Amanda McClelland, a senior emergency official at the International Federation of Red Cross and Red Crescent Societies, or the IFRC, said the crisis is a repeat of WHO’s mismanagement of the Ebola epidemic in 2014.

“It was the same people at WHO that made the initial calls during Ebola and it was the exact same response: We’ve got enough, we don’t need any help and it’s all under control.”

Unlike Ebola, yellow fever is not highly contagious and is easily prevented with vaccines. The virus is transmitted by the Aedes aegypti mosquito, the same species that spreads Zika, dengue, and chikungunya. Once infected, people often fall ill with fever and muscle pain, but many recover after several days. Others, however, suffer a more toxic phase and can develop jaundice, as the virus attacks the liver and kidneys. In the worst cases, patients bleed internally in their digestive systems, becoming delirious before dying. According to WHO, the death rate for reported cases is between 15 to 50 per cent.

Yellow fever has largely been eliminated in developed nations after vaccines were developed in the 1930s, but outbreaks continue in Africa and Latin America. For countries that cannot afford broad vaccination programs, a consortium was formed in 2001 by WHO, the International Federation of the Red Cross and Red Crescent Societies, Doctors Without Borders and UNICEF. Their role is to dole out the global emergency stockpile of about 6 million vaccines, which cost less than $2 (Dh7.35) each. Until this outbreak, the consortium had never before used more than 4 million doses in any one country.

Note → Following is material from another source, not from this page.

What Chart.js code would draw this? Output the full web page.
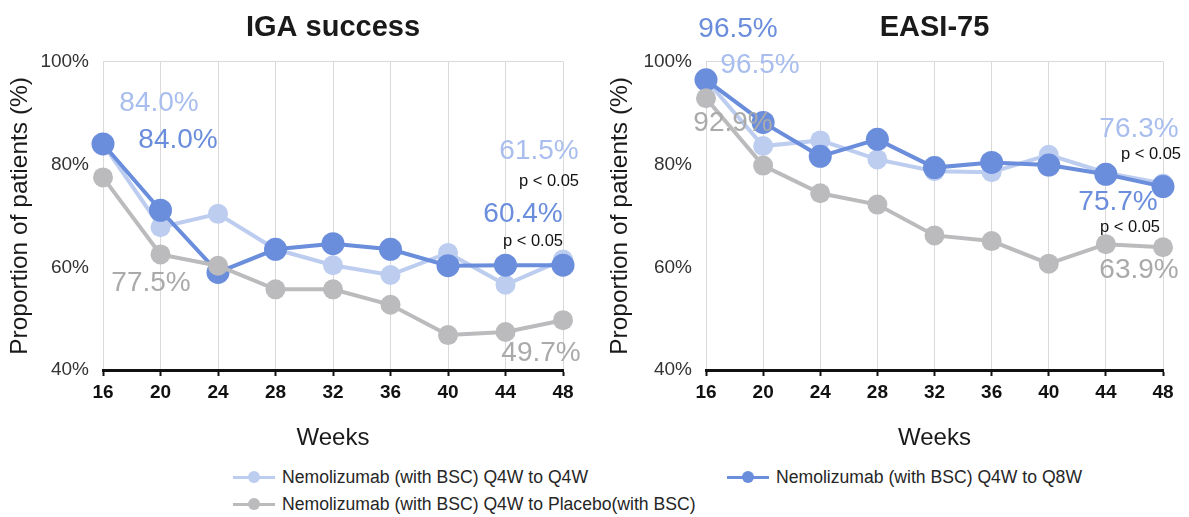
<!DOCTYPE html>
<html>
<head>
<meta charset="utf-8">
<script src="https://cdn.jsdelivr.net/npm/chart.js@4.4.1/dist/chart.umd.min.js"></script>
<style>
  html, body { margin: 0; padding: 0; background: #fff; }
  #wrap { position: relative; width: 1189px; height: 517px; overflow: hidden;
          font-family: "Liberation Sans", Arial, sans-serif; }
  .panel { position: absolute; top: 0; }
  .legend-item { position: absolute; display: flex; align-items: center; height: 24px;
                 font-size: 17.6px; color: #262626; white-space: nowrap; }
  .legend-icon { position: relative; width: 42px; height: 24px; margin-right: 7px; }
  .legend-icon .ln { position: absolute; left: 0; right: 0; top: 10.5px; height: 3px; }
  .legend-icon .dot { position: absolute; left: 15px; top: 6px; width: 12px; height: 12px; border-radius: 50%; }
</style>
</head>
<body>
<div id="wrap">
  <div class="panel" style="left:0;"><canvas id="iga" width="594" height="460"></canvas></div>
  <div class="panel" style="left:594px;"><canvas id="easi" width="595" height="460"></canvas></div>
  <div id="legend"></div>
</div>
<script>
// Study weeks on the x axis
const weeks = ['16', '20', '24', '28', '32', '36', '40', '44', '48'];

// Treatment arms
const armNames = [
  'Nemolizumab (with BSC) Q4W to Q4W',
  'Nemolizumab (with BSC) Q4W to Q8W',
  'Nemolizumab (with BSC) Q4W to Placebo(with BSC)'
];

// IGA success, % of patients
const igaQ4W     = [84.0, 67.8, 70.4, 63.5, 60.4, 58.5, 62.8, 56.6, 61.5];
const igaQ8W     = [84.0, 71.1, 59.0, 63.5, 64.6, 63.5, 60.3, 60.4, 60.4];
const igaPlacebo = [77.5, 62.5, 60.3, 55.7, 55.7, 52.7, 46.8, 47.4, 49.7];

// EASI-75, % of patients
const easiQ4W     = [96.5, 83.6, 84.7, 81.0, 78.7, 78.5, 81.9, 78.4, 76.3];
const easiQ8W     = [96.5, 88.2, 81.6, 84.9, 79.4, 80.4, 79.9, 78.1, 75.7];
const easiPlacebo = [92.9, 79.8, 74.4, 72.2, 66.2, 65.1, 60.7, 64.5, 63.9];

// Y axis ticks (%)
const yTicks = [40, 60, 80, 100];

const FONT = '"Liberation Sans", Arial, sans-serif';

// Styling per arm: line / point colour, label colour, point radius, draw order
const armStyle = [
  { color: '#BDCDF0', label: '#A9BEEE', radius: 10, order: 2 },
  { color: '#6A8DDC', label: '#6A8DDC', radius: 11.5, order: 1 },
  { color: '#BBBBBD', label: '#AAAAAA', radius: 10, order: 0 }
];

function makeDatasets(series) {
  return series.map((values, k) => ({
    label: armNames[k],
    data: values,
    borderColor: armStyle[k].color,
    backgroundColor: armStyle[k].color,
    pointBackgroundColor: armStyle[k].color,
    pointBorderColor: armStyle[k].color,
    pointBorderWidth: 0,
    pointRadius: armStyle[k].radius,
    pointHoverRadius: armStyle[k].radius,
    borderWidth: 4,
    tension: 0,
    clip: false,
    order: armStyle[k].order
  }));
}

// Value call-outs drawn next to selected points (offsets in px from the point)
const valueLabels = {
  id: 'valueLabels',
  afterDatasetsDraw(chart, args, opts) {
    const ctx = chart.ctx;
    ctx.save();
    ctx.textAlign = 'center';
    ctx.textBaseline = 'middle';
    for (const it of opts.items) {
      const pt = chart.getDatasetMeta(it.ds).data[it.i];
      const v = chart.data.datasets[it.ds].data[it.i];
      ctx.font = '28px ' + FONT;
      ctx.fillStyle = armStyle[it.ds].label;
      ctx.fillText(v.toFixed(1) + '%', pt.x + it.dx, pt.y + it.dy);
      if (it.note) {
        ctx.font = '16.5px ' + FONT;
        ctx.fillStyle = '#111';
        ctx.fillText(it.note, pt.x + it.ndx, pt.y + it.ndy);
      }
    }
    ctx.restore();
  }
};

function makeChart(id, title, series, layout, items) {
  return new Chart(document.getElementById(id), {
    type: 'line',
    data: { labels: weeks, datasets: makeDatasets(series) },
    plugins: [valueLabels],
    options: {
      responsive: false,
      animation: false,
      events: [],
      layout: { padding: { left: 0, right: layout.right, top: 0, bottom: 0 } },
      plugins: {
        legend: { display: false },
        tooltip: { enabled: false },
        title: {
          display: true,
          fullSize: false,
          text: title,
          color: '#1a1a1a',
          font: { family: FONT, size: 29, weight: 'bold' },
          padding: { top: 11, bottom: 16 }
        },
        valueLabels: { items }
      },
      scales: {
        x: {
          offset: false,
          grid: { color: '#d9d9d9', lineWidth: 1, drawTicks: true, tickLength: 6, tickColor: '#111', tickWidth: 2 },
          border: { display: true, color: '#111', width: 3 },
          ticks: { color: '#111', padding: 5, font: { family: FONT, size: 19, weight: 'bold' } },
          title: {
            display: true, text: 'Weeks', color: '#1a1a1a',
            font: { family: FONT, size: 24 }, padding: { top: 0, bottom: 7 }
          },
          afterFit(s) { s.height = 90; }
        },
        y: {
          min: 40, max: 100,
          afterBuildTicks(s) { s.ticks = yTicks.map(v => ({ value: v })); },
          grid: {
            drawTicks: false,
            color: ctx => (ctx.tick && ctx.tick.value === 100 ? '#d9d9d9' : 'rgba(0,0,0,0)')
          },
          border: { display: false },
          ticks: {
            padding: 14, color: '#333',
            font: { family: FONT, size: 19 },
            callback: v => v + '%'
          },
          title: {
            display: true, text: 'Proportion of patients (%)', color: '#1a1a1a',
            font: { family: FONT, size: 24.5 }, padding: { top: layout.titlePad, bottom: 0 }
          },
          afterFit(s) { s.width = layout.yWidth; }
        }
      }
    }
  });
}

makeChart('iga', 'IGA success', [igaQ4W, igaQ8W, igaPlacebo],
  { right: 31, yWidth: 103, titlePad: 6 },
  [
    { ds: 0, i: 0, dx: 56, dy: -41 },
    { ds: 1, i: 0, dx: 75, dy: -4 },
    { ds: 2, i: 0, dx: 48, dy: 106 },
    { ds: 0, i: 8, dx: -24, dy: -108, note: 'p < 0.05', ndx: -14, ndy: -78 },
    { ds: 1, i: 8, dx: -40, dy: -51, note: 'p < 0.05', ndx: -30, ndy: -24 },
    { ds: 2, i: 8, dx: -22, dy: 33 }
  ]);

makeChart('easi', 'EASI-75', [easiQ4W, easiQ8W, easiPlacebo],
  { right: 26, yWidth: 112, titlePad: 12 },
  [
    { ds: 1, i: 0, dx: 32, dy: -50 },
    { ds: 0, i: 0, dx: 54, dy: -14 },
    { ds: 2, i: 0, dx: 27, dy: 25 },
    { ds: 0, i: 8, dx: -24, dy: -54, note: 'p < 0.05', ndx: -12, ndy: -29 },
    { ds: 1, i: 8, dx: -45, dy: 16, note: 'p < 0.05', ndx: -33, ndy: 41 },
    { ds: 2, i: 8, dx: -24, dy: 23 }
  ]);

// Shared legend under both panels
const legendPos = [
  { left: 233, top: 465 },
  { left: 727, top: 465 },
  { left: 233, top: 492 }
];
const legend = document.getElementById('legend');
armNames.forEach((name, k) => {
  const item = document.createElement('div');
  item.className = 'legend-item';
  item.style.left = legendPos[k].left + 'px';
  item.style.top = legendPos[k].top + 'px';
  item.innerHTML = '<span class="legend-icon"><span class="ln" style="background:' + armStyle[k].color +
    '"></span><span class="dot" style="background:' + armStyle[k].color + '"></span></span>' +
    '<span></span>';
  item.lastChild.textContent = name;
  legend.appendChild(item);
});
</script>
</body>
</html>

Four companies produce yellow fever vaccine for WHO and its partners, and as the outbreak worsened, officials pressed manufacturers to rush the production of more.

On February 12, WHO announced Angola had a yellow fever outbreak in its capital, and along with its partners, sent more than 6 million doses for a vaccination campaign targeting Luanda, more doses than are usually contained in the emergency stockpile.

Shocking discovery

To verify that the vaccines had reached those who needed them, health officials asked Angola for a detailed accounting of their use.

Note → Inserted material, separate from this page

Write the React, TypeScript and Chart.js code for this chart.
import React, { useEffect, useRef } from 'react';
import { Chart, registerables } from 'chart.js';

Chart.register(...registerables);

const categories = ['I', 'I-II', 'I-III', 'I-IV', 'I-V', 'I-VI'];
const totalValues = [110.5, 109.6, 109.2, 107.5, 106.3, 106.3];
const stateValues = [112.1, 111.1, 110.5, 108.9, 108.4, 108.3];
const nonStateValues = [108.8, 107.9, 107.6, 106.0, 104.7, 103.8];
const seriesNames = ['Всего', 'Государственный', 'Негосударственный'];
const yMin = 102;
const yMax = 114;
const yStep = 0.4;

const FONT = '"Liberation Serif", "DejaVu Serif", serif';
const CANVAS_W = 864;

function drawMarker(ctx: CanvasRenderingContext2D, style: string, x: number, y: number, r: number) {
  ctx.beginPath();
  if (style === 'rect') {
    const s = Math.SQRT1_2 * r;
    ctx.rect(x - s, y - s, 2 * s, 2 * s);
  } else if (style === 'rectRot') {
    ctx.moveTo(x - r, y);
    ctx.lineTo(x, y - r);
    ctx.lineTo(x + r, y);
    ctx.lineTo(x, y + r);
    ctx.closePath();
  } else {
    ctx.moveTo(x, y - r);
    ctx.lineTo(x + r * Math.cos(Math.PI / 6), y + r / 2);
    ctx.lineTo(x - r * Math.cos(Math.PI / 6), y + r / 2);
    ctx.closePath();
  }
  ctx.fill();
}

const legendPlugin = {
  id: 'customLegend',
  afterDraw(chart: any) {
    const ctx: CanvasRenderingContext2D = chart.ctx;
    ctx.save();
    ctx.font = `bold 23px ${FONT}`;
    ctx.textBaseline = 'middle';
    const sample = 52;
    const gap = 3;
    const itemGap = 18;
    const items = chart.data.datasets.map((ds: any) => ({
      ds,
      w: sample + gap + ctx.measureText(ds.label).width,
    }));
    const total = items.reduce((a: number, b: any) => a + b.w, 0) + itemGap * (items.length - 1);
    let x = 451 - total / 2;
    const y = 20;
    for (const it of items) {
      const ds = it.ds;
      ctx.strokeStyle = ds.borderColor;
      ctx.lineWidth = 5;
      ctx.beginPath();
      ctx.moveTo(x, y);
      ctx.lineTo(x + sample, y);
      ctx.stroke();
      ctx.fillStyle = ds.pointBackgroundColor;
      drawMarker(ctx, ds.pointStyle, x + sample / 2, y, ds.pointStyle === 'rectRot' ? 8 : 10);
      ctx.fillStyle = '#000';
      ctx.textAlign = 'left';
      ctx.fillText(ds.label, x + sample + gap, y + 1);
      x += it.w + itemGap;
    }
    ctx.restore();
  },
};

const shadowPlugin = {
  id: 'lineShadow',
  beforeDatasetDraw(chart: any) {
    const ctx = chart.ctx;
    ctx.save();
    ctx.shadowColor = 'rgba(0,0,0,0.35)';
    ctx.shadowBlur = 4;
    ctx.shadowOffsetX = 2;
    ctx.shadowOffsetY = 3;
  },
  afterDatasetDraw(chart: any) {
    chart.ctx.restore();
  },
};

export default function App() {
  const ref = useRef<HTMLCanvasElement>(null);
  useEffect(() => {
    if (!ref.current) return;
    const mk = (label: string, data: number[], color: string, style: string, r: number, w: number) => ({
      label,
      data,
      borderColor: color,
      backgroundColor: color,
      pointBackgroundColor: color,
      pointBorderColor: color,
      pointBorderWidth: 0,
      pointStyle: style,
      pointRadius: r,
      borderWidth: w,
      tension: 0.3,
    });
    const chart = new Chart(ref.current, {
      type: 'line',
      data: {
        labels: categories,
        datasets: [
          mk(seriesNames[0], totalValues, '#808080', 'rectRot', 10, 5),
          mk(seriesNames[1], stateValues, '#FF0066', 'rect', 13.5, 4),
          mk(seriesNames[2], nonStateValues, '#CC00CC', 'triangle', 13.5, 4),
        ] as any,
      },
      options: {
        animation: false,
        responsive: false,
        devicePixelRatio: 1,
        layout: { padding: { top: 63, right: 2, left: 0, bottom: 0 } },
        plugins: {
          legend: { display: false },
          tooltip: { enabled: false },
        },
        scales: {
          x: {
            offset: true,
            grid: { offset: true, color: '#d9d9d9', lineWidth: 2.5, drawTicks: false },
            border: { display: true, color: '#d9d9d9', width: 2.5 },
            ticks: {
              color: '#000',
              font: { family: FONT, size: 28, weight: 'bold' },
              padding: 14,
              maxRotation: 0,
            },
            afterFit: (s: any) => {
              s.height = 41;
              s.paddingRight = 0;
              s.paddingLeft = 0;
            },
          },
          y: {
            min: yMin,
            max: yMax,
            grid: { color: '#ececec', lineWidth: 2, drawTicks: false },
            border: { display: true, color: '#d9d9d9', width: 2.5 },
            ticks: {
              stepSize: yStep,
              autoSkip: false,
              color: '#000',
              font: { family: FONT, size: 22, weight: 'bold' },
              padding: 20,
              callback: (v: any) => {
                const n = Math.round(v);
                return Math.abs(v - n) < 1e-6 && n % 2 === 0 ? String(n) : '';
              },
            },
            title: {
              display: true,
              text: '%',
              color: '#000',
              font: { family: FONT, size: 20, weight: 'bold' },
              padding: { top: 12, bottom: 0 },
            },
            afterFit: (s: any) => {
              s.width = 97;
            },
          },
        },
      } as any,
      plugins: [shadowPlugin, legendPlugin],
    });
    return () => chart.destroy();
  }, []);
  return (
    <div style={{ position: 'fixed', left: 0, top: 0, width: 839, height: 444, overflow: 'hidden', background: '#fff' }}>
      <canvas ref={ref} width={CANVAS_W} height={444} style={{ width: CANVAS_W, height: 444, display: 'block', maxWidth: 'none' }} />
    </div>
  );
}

The answer: 1 million doses had disappeared — “evaporated” — probably taken by “friend(s) and families of the local authorities,” the “army” or resold in the “private sector,” according to a WHO email to its partners.

“How can this happen in a situation of (vaccine) shortage?” asked WHO’s Sergio Yactayo, a Geneva-based yellow fever expert, in a March 4 missive to his colleagues at UNICEF, the IFRC, Doctors Without Borders and WHO.

In a series of internal calls over the summer, health officials complained that shots approved for specific regions with documented yellow fever cases were sometimes used in areas that had no cases — without any explanation — according to sources familiar with the problem who were not authorised to discuss it.

“Vaccine is the only way to control a yellow fever epidemic,” said Dr. Peter Piot, director of the London School of Hygiene and Tropical Medicine. “This is where WHO should insist on accountability ... they have to know how the vaccine is being used to know they are making the right decisions.”
WHO’s Aylward said tracing the vaccines’ usage is an “incredibly important issue”.

As yellow fever tore through Angola and Congo, UN officials made a series of other mistakes that stalled control efforts.

Ahead of a key vaccination campaign, WHO’s country representative in Angola learnt that vaccines had been shipped — but without any of the material needed to use them, including syringes.

In Congo, aid workers faced another problem: how to prevent the vaccines from spoiling in the heat.

On July 8, an internal memo to WHO’s Director-General Dr. Margaret Chan relayed more disturbing news: the sole laboratory in Kinshasa responsible for testing all yellow fever cases in Congo had halted operations two weeks earlier. The lab was awaiting more diagnostic materials. Confronted with an urgent demand for a limited supply of vaccines, WHO and partners are now turning to a largely untested theory to stretch the number of shots: fractional dosing, or using one fifth of the standard dose so that five people can be treated instead of just one.